People in business have always understood that a framework of reciprocity was crucial to their affairs. The contractual relationships of modern industrial economies, as Durkheim pointed out in his classic study of the division of labour,1 depend upon a moral and legal consensus that makes them trustworthy. Business communities use intermarriage, churches, sports, secret societies, guilds and clubs to foster a social reciprocity that facilitates mutual support and limits the disruptiveness of competition. They use government to protect prices, money and markets. Employers negotiate contracts with their employees, and try to cultivate a sense of reciprocal loyalty, to create stability and continuity of skill. An efficient market depends upon mutual understandings, sanctions, regulations which facilitate the process of exchange, just as efficient production depends upon reliable understandings between workers and managers.

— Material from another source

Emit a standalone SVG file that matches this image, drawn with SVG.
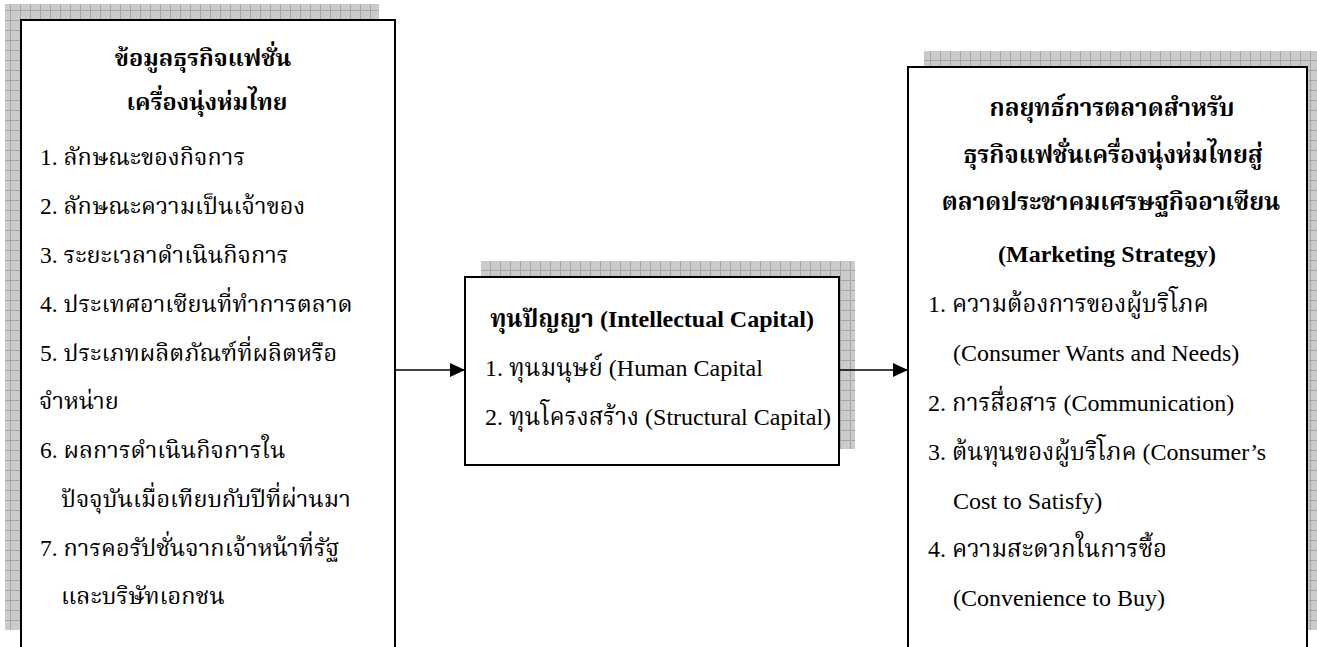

Without these, as I found when I studied the development of African businesses in Kenya, shortly after independence, the growth of both production and markets is stunted. The productive African businesses could not expand, despite profits to reinvest, because they did not know how to create relationships with their employees in which they could trust, once the business grew beyond their immediate oversight. The retailers were caught in a corresponding dilemma: they could not expand their market without giving credit, but the customs and expectations of their communities did not allow for any effective sanctions against default.2 Conversely, the Asian businesses in Kenya, deeply imbedded in caste and kinship, could sustain credit networks stretching from an up-country grocery store to suppliers in Bombay.